### Stated goal:
Pull out the lines running from the one with "Generate a Python" to the one with "ax = fig.add_axes([0.124, 0.128, 0.867, 0.852])", inclusive, word for word. Drop any picture.

=-=-=-=-=

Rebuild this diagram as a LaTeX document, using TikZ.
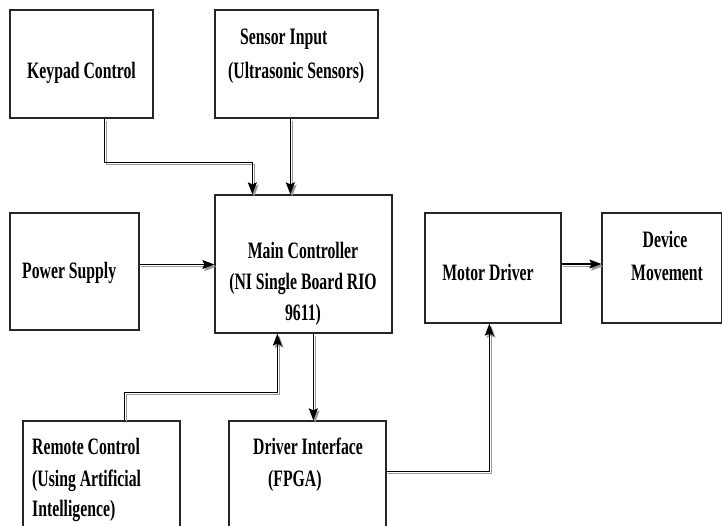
\documentclass[tikz,border=0pt]{standalone}
\usepackage{fontspec}
\setmainfont{Liberation Serif}[FakeStretch=0.67]
\usetikzlibrary{arrows.meta}
\tikzset{
  box/.style={draw=black!85, line width=1.3pt, rectangle, inner sep=0pt},
  lbl/.style={inner sep=0pt, font=\fontsize{23.5}{27}\selectfont\bfseries, text=black},
  conn/.style={line width=1.1pt, black, -{Stealth[length=12pt,width=9pt,inset=2pt]},
    preaction={draw=black!40, line width=1.1pt, transform canvas={shift={(1.8pt,-2.2pt)}}}}
}
\begin{document}
\begin{tikzpicture}[x=1pt,y=-1pt]
\useasboundingbox (0,0) rectangle (723,526);
% boxes
\node[box, minimum width=143pt, minimum height=108pt] (keypad) at (81.5,64) {};
\node[box, minimum width=163pt, minimum height=108pt] (sensor) at (296.5,64) {};
\node[box, minimum width=129pt, minimum height=117pt] (power) at (74.5,271.5) {};
\node[box, minimum width=177pt, minimum height=138pt] (main) at (303.5,264) {};
\node[box, minimum width=136pt, minimum height=110pt] (motor) at (493,268) {};
\node[box, minimum width=119.5pt, minimum height=110pt] (device) at (661.75,268) {};
\node[box, minimum width=157pt, minimum height=119pt] (remote) at (101.5,480.5) {};
\node[box, minimum width=157pt, minimum height=119pt] (driver) at (307.5,480.5) {};
% texts
\node[lbl, anchor=base west] (t1) at (27,79) {Keypad Control};
\node[lbl, anchor=base west] (t2) at (240,45) {Sensor Input};
\node[lbl, anchor=base west] (t3) at (228,79) {(Ultrasonic Sensors)};
\node[lbl, anchor=base west] (t4) at (22,279) {Power Supply};
\node[lbl, anchor=base] (t5) at (303,259) {Main Controller};
\node[lbl, anchor=base] (t6) at (303,290) {(NI Single Board RIO};
\node[lbl, anchor=base] (t7) at (303,321) {9611)};
\node[lbl, anchor=base] (t8) at (488,281) {Motor Driver};
\node[lbl, anchor=base] (t9) at (665,248) {Device};
\node[lbl, anchor=base] (t10) at (667,281) {Movement};
\node[lbl, anchor=base west] (t11) at (32,454) {Remote Control};
\node[lbl, anchor=base west] (t12) at (32,486) {(Using Artificial};
\node[lbl, anchor=base west] (t13) at (32,516) {Intelligence)};
\node[lbl, anchor=base west] (t14) at (253,454) {Driver Interface};
\node[lbl, anchor=base west] (t15) at (268,486) {(FPGA)};
% connector points
\coordinate (k1) at ([xshift=95pt]keypad.south west);
\coordinate (k2) at ([xshift=38pt,yshift=32pt]main.north west);
\coordinate (k3) at ([xshift=38pt]main.north west);
\coordinate (s1) at ([xshift=76pt]sensor.south west);
\coordinate (s2) at ([xshift=76pt]main.north west);
\coordinate (p1) at ([yshift=7pt]power.east);
\coordinate (r1) at ([xshift=102pt]remote.north west);
\coordinate (r2) at ([xshift=63pt,yshift=-59pt]main.south west);
\coordinate (r3) at ([xshift=63pt]main.south west);
\coordinate (m1) at ([xshift=99pt]main.south west);
\coordinate (m2) at ([xshift=85pt]driver.north west);
\coordinate (d1) at ([yshift=-51pt]driver.north east);
\coordinate (d2) at ([xshift=65pt]motor.south west);
\coordinate (mo1) at ([yshift=4pt]motor.east);
% connectors
\draw[conn] (k1) |- (k2) -- (k3);
\draw[conn] (s1) -- (s2);
\draw[conn] (p1) -- (p1 -| main.west);
\draw[conn] (r1) |- (r2) -- (r3);
\draw[conn] (m1) -- (m2);
\draw[conn] (d1) -| (d2);
\draw[conn] (mo1) -- (mo1 -| device.west);
\end{tikzpicture}
\end{document}
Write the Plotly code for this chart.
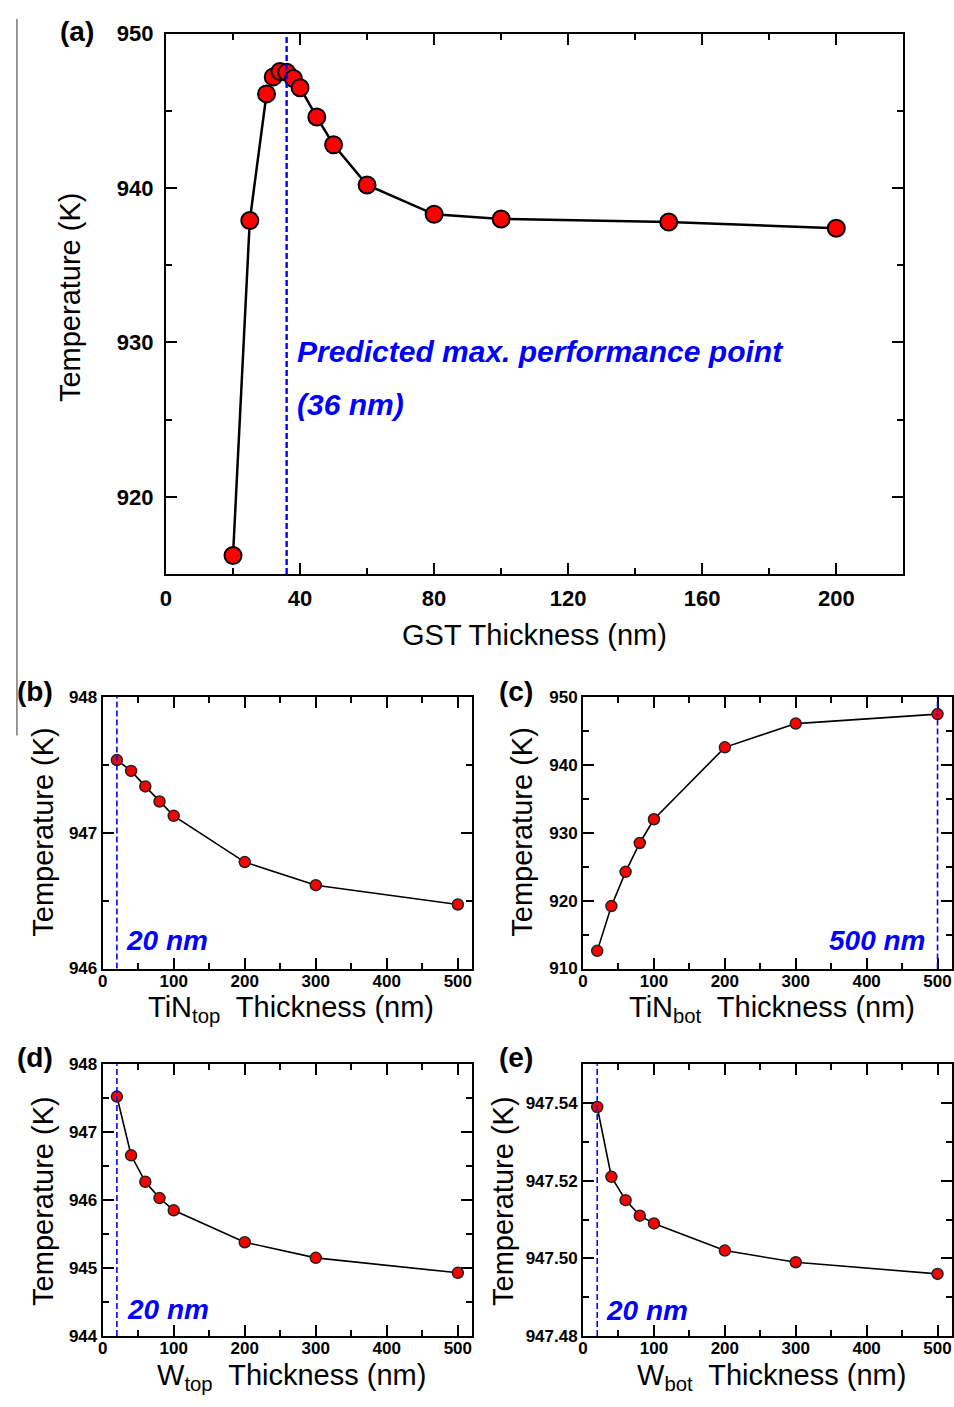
import plotly.graph_objects as go

W, H = 954, 1407
FONT = "Liberation Sans, Arial, sans-serif"

# ---------------- data ----------------
gst_thk = [20, 25, 30, 32, 34, 36, 38, 40, 45, 50, 60, 80, 100, 150, 200]
gst_temp = [916.2, 937.9, 946.1, 947.2, 947.55, 947.5, 947.1, 946.5, 944.6,
            942.8, 940.2, 938.3, 938.0, 937.8, 937.4]

layer_thk = [20, 40, 60, 80, 100, 200, 300, 500]
tin_top_temp = [947.536, 947.456, 947.342, 947.231, 947.125, 946.784, 946.614, 946.472]
tin_bot_temp = [912.6, 919.2, 924.25, 928.5, 932.0, 942.6, 946.1, 947.5]
w_top_temp = [947.525, 946.66, 946.27, 946.03, 945.85, 945.38, 945.15, 944.93]
w_bot_temp = [947.539, 947.521, 947.515, 947.511, 947.509, 947.502, 947.499, 947.496]

opt_gst = 36
opt_tin_top = 20
opt_tin_bot = 500
opt_w_top = 20
opt_w_bot = 20


def px(x):
    return x / W


def py(y):
    return 1 - y / H


fig = go.Figure()

# panel a
fig.add_trace(go.Scatter(
    x=gst_thk, y=gst_temp, mode="lines+markers", xaxis="x", yaxis="y",
    line=dict(color="black", width=2.5),
    marker=dict(size=17, color="#ff0000", line=dict(color="black", width=2)),
    showlegend=False))

small = [
    (layer_thk, tin_top_temp, "x2", "y2"),
    (layer_thk, tin_bot_temp, "x3", "y3"),
    (layer_thk, w_top_temp, "x4", "y4"),
    (layer_thk, w_bot_temp, "x5", "y5"),
]
for xs, ys, xa, ya in small:
    fig.add_trace(go.Scatter(
        x=xs, y=ys, mode="lines+markers", xaxis=xa, yaxis=ya,
        line=dict(color="black", width=1.6),
        marker=dict(size=11, color="#ff0000", line=dict(color="#222222", width=1.5)),
        showlegend=False))


def axis(domain, rng, dtick, minor, anchor, fs, standoff, fmt=None):
    d = dict(domain=domain, range=rng, anchor=anchor, dtick=dtick, tick0=0,
             ticks="inside", ticklen=11, tickwidth=1.5, tickcolor="black",
             minor=dict(ticks="inside", dtick=minor, ticklen=6, tickwidth=1.5, tickcolor="black"),
             showline=True, linecolor="black", linewidth=2, mirror="allticks",
             showgrid=False, zeroline=False, ticklabelstandoff=standoff,
             tickfont=dict(family=FONT, size=fs, color="black", weight="bold"))
    if fmt:
        d["tickformat"] = fmt
    return d


xa_a = [px(161), px(903)]
ya_a = [py(571), py(22)]
xl = [px(97.3), px(469)]
xr = [px(580.7), px(951.7)]
yb = [py(971.7), py(696)]
yd = [py(1345), py(1069)]

fig.update_layout(
    width=W, height=H, margin=dict(l=0, r=0, t=0, b=0),
    paper_bgcolor="white", plot_bgcolor="white",
    xaxis=axis(xa_a, [0, 220], 40, 20, "y", 22, 4),
    yaxis=axis(ya_a, [915, 950], 10, 5, "x", 22, 6),
    xaxis2=axis(xl, [0, 520], 100, 50, "y2", 17, -4),
    yaxis2=axis(yb, [946, 948], 1, 0.5, "x2", 17, 0),
    xaxis3=axis(xr, [0, 520], 100, 50, "y3", 17, -4),
    yaxis3=axis(yb, [910, 950], 10, 5, "x3", 17, 0),
    xaxis4=axis(xl, [0, 520], 100, 50, "y4", 17, -4),
    yaxis4=axis(yd, [944, 948], 1, 0.5, "x4", 17, 0),
    xaxis5=axis(xr, [0, 520], 100, 50, "y5", 17, -4),
    yaxis5=axis(yd, [947.48, 947.55], 0.02, 0.01, "x5", 17, 0, ".2f"),
)

# dashed optimum lines
for xv, xa, ya, w in [(opt_gst, "x", "y", 2.4), (opt_tin_top, "x2", "y2", 1.6),
                      (opt_tin_bot, "x3", "y3", 1.6), (opt_w_top, "x4", "y4", 1.6),
                      (opt_w_bot, "x5", "y5", 1.6)]:
    fig.add_shape(type="line", xref=xa, yref=ya + " domain", x0=xv, x1=xv, y0=0, y1=1,
                  line=dict(color="#0000ff", width=w, dash="6px,3px"))

# thin separator line from the scan
fig.add_shape(type="line", xref="paper", yref="paper", x0=px(11), x1=px(11),
              y0=py(735), y1=py(7), line=dict(color="#777777", width=1.5))

blue = dict(family=FONT, color="#0000ff", weight="bold", style="italic")
ann = []
ann.append(dict(x=38.5, y=929.4, xref="x", yref="y", text="Predicted max. performance point",
                xanchor="left", yanchor="middle", showarrow=False, font=dict(size=30, **blue)))
ann.append(dict(x=38.5, y=926.0, xref="x", yref="y", text="(36 nm)",
                xanchor="left", yanchor="middle", showarrow=False, font=dict(size=30, **blue)))
ann.append(dict(x=30, y=946.21, xref="x2", yref="y2", text="20 nm",
                xanchor="left", yanchor="middle", showarrow=False, font=dict(size=28, **blue)))
ann.append(dict(x=487, y=914.1, xref="x3", yref="y3", text="500 nm",
                xanchor="right", yanchor="middle", showarrow=False, font=dict(size=28, **blue)))
ann.append(dict(x=31, y=944.39, xref="x4", yref="y4", text="20 nm",
                xanchor="left", yanchor="middle", showarrow=False, font=dict(size=28, **blue)))
ann.append(dict(x=29, y=947.4866, xref="x5", yref="y5", text="20 nm",
                xanchor="left", yanchor="middle", showarrow=False, font=dict(size=28, **blue)))

# axis titles
tfont = dict(family=FONT, size=29, color="black")
titles = [
    ("GST Thickness (nm)", 532, 633, 0),
    ("Temperature (K)", 65, 290, -90),
    ("TiN<sub>top</sub>  Thickness (nm)", 287, 1013, 0),
    ("Temperature (K)", 37, 833, -90),
    ("TiN<sub>bot</sub>  Thickness (nm)", 771, 1013, 0),
    ("Temperature (K)", 519, 833, -90),
    ("W<sub>top</sub>  Thickness (nm)", 287, 1387, 0),
    ("Temperature (K)", 37, 1208, -90),
    ("W<sub>bot</sub>  Thickness (nm)", 770, 1387, 0),
    ("Temperature (K)", 500, 1208, -90),
]
for t, x, y, ang in titles:
    ann.append(dict(x=px(x), y=py(y), xref="paper", yref="paper", text=t, textangle=ang,
                    xanchor="center", yanchor="middle", showarrow=False, font=tfont))

# panel letters
lfont = dict(family=FONT, size=28, color="black", weight="bold")
for t, x, y in [("(a)", 71, 20), ("(b)", 29, 690), ("(c)", 513, 690),
                ("(d)", 29, 1062), ("(e)", 513, 1062)]:
    ann.append(dict(x=px(x), y=py(y), xref="paper", yref="paper", text=t,
                    xanchor="center", yanchor="middle", showarrow=False, font=lfont))

fig.update_layout(annotations=ann)
fig.write_html("out.html", config={"displayModeBar": False},
               post_script="document.body.style.margin='0';document.body.style.overflow='hidden';")
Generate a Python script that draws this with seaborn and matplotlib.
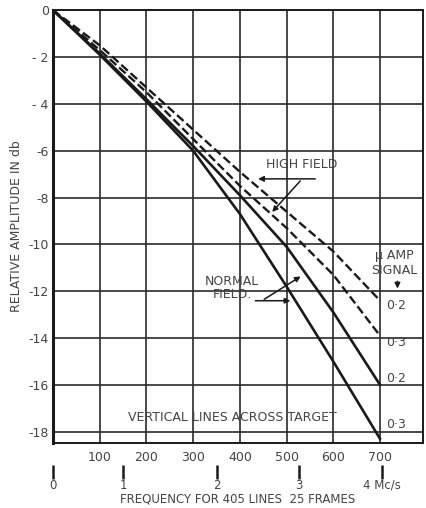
import matplotlib
matplotlib.use("Agg")
import matplotlib.pyplot as plt
import seaborn as sns
import pandas as pd

# ---- data ----
freq = [0, 100, 200, 300, 400, 500, 600, 700]
normal_03 = [0, -1.9, -3.9, -6.0, -8.7, -11.8, -15.0, -18.3]
normal_02 = [0, -1.85, -3.8, -5.8, -7.9, -10.1, -12.9, -16.0]
high_03 = [0, -1.7, -3.5, -5.5, -7.5, -9.3, -11.3, -13.9]
high_02 = [0, -1.5, -3.3, -5.1, -6.9, -8.6, -10.3, -12.4]

x_ticks = [100, 200, 300, 400, 500, 600, 700]
y_ticks = [0, -2, -4, -6, -8, -10, -12, -14, -16, -18]
y_tick_labels = ["0", "- 2", "- 4", "-6", "-8", "-10", "-12", "-14", "-16", "-18"]
mcs_labels = ["0", "1", "2", "3", "4 Mc/s"]
mcs_at_lines = [0, 150, 351, 527, 704]

end_labels = ["0·2", "0·3", "0·2", "0·3"]

rows = []
for name, vals in [("normal_03", normal_03), ("normal_02", normal_02),
                   ("high_03", high_03), ("high_02", high_02)]:
    for f, v in zip(freq, vals):
        rows.append({"freq": f, "db": v, "curve": name})
df = pd.DataFrame(rows)

sns.set_style("white")
plt.rcParams["font.family"] = ["DejaVu Sans"]
ink = "#1a1a1a"
txt = "#444444"

fig = plt.figure(figsize=(4.27, 5.08), dpi=100)
ax = fig.add_axes([0.124, 0.128, 0.867, 0.852])

for name, ls in [("normal_03", "-"), ("normal_02", "-"), ("high_03", "--"), ("high_02", "--")]:
    sub = df[df.curve == name]
    kw = dict(dashes=(3.2, 2.2)) if ls == "--" else {}
    sns.lineplot(data=sub, x="freq", y="db", ax=ax, color=ink,
                 lw=1.9 if ls == "-" else 1.7, linestyle=ls, legend=False, **kw)

ax.set_xlim(0, 792)
ax.set_ylim(-18.47, 0)
ax.set_xticks(x_ticks)
ax.set_xticklabels([str(v) for v in x_ticks])
ax.set_yticks(y_ticks)
ax.set_yticklabels(y_tick_labels)
ax.tick_params(axis="both", length=0, labelsize=9, labelcolor=txt)
ax.tick_params(axis="x", pad=6)
ax.tick_params(axis="y", pad=3)
ax.grid(True, color="#2a2a2a", lw=1.2)
ax.set_axisbelow(True)
for s in ax.spines.values():
    s.set_color(ink)
    s.set_linewidth(1.4)
ax.spines["left"].set_linewidth(2.2)
ax.set_xlabel("")
ax.set_ylabel("RELATIVE AMPLITUDE IN db", fontsize=9, color=txt, labelpad=4)

# secondary frequency scale
sec = ax.secondary_xaxis(-0.05)
sec.set_xticks(mcs_at_lines)
sec.set_xticklabels(mcs_labels)
sec.spines["bottom"].set_visible(False)
sec.tick_params(axis="x", direction="out", length=10, width=1.8, color=ink,
                labelsize=8.5, labelcolor=txt, pad=0)
sec.set_xlabel("FREQUENCY FOR 405 LINES  25 FRAMES", fontsize=8.5, color=txt, labelpad=1)

# annotations
ax.text(533, -6.6, "HIGH FIELD", fontsize=9, color=txt, ha="center", va="center")
arr = dict(arrowstyle="-|>", color=ink, lw=1.1, mutation_scale=8)
ax.annotate("", xy=(433, -7.2), xytext=(567, -7.2), arrowprops=arr)
ax.annotate("", xy=(465, -8.7), xytext=(533, -7.2), arrowprops=arr)

ax.text(383, -11.85, "NORMAL\nFIELD.", fontsize=9, color=txt, ha="center", va="center",
        linespacing=1.0)
ax.annotate("", xy=(514, -12.4), xytext=(427, -12.4), arrowprops=arr)
ax.annotate("", xy=(535, -11.3), xytext=(447, -12.4), arrowprops=arr)

ax.text(730, -10.45, "μ AMP", fontsize=9, color=txt, ha="center", va="center")
ax.text(730, -11.1, "SIGNAL", fontsize=9, color=txt, ha="center", va="center")
ax.annotate("", xy=(737, -12.0), xytext=(737, -11.45), arrowprops=arr)

label_y = [-12.6, -14.2, -15.7, -17.7]
for lab, yy in zip(end_labels, label_y):
    ax.text(712, yy, lab, fontsize=9, color=txt, ha="left", va="center")

ax.text(384, -17.4, "VERTICAL LINES ACROSS TARGET", fontsize=9, color=txt,
        ha="center", va="center")

fig.savefig("out.png", dpi=100)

=-=-=-=-=

### Written response:
Generate a Python script that draws this with seaborn and matplotlib.
import matplotlib
matplotlib.use("Agg")
import matplotlib.pyplot as plt
import seaborn as sns
import pandas as pd

# ---- data ----
freq = [0, 100, 200, 300, 400, 500, 600, 700]
normal_03 = [0, -1.9, -3.9, -6.0, -8.7, -11.8, -15.0, -18.3]
normal_02 = [0, -1.85, -3.8, -5.8, -7.9, -10.1, -12.9, -16.0]
high_03 = [0, -1.7, -3.5, -5.5, -7.5, -9.3, -11.3, -13.9]
high_02 = [0, -1.5, -3.3, -5.1, -6.9, -8.6, -10.3, -12.4]

x_ticks = [100, 200, 300, 400, 500, 600, 700]
y_ticks = [0, -2, -4, -6, -8, -10, -12, -14, -16, -18]
y_tick_labels = ["0", "- 2", "- 4", "-6", "-8", "-10", "-12", "-14", "-16", "-18"]
mcs_labels = ["0", "1", "2", "3", "4 Mc/s"]
mcs_at_lines = [0, 150, 351, 527, 704]

end_labels = ["0·2", "0·3", "0·2", "0·3"]

rows = []
for name, vals in [("normal_03", normal_03), ("normal_02", normal_02),
                   ("high_03", high_03), ("high_02", high_02)]:
    for f, v in zip(freq, vals):
        rows.append({"freq": f, "db": v, "curve": name})
df = pd.DataFrame(rows)

sns.set_style("white")
plt.rcParams["font.family"] = ["DejaVu Sans"]
ink = "#1a1a1a"
txt = "#444444"

fig = plt.figure(figsize=(4.27, 5.08), dpi=100)
ax = fig.add_axes([0.124, 0.128, 0.867, 0.852])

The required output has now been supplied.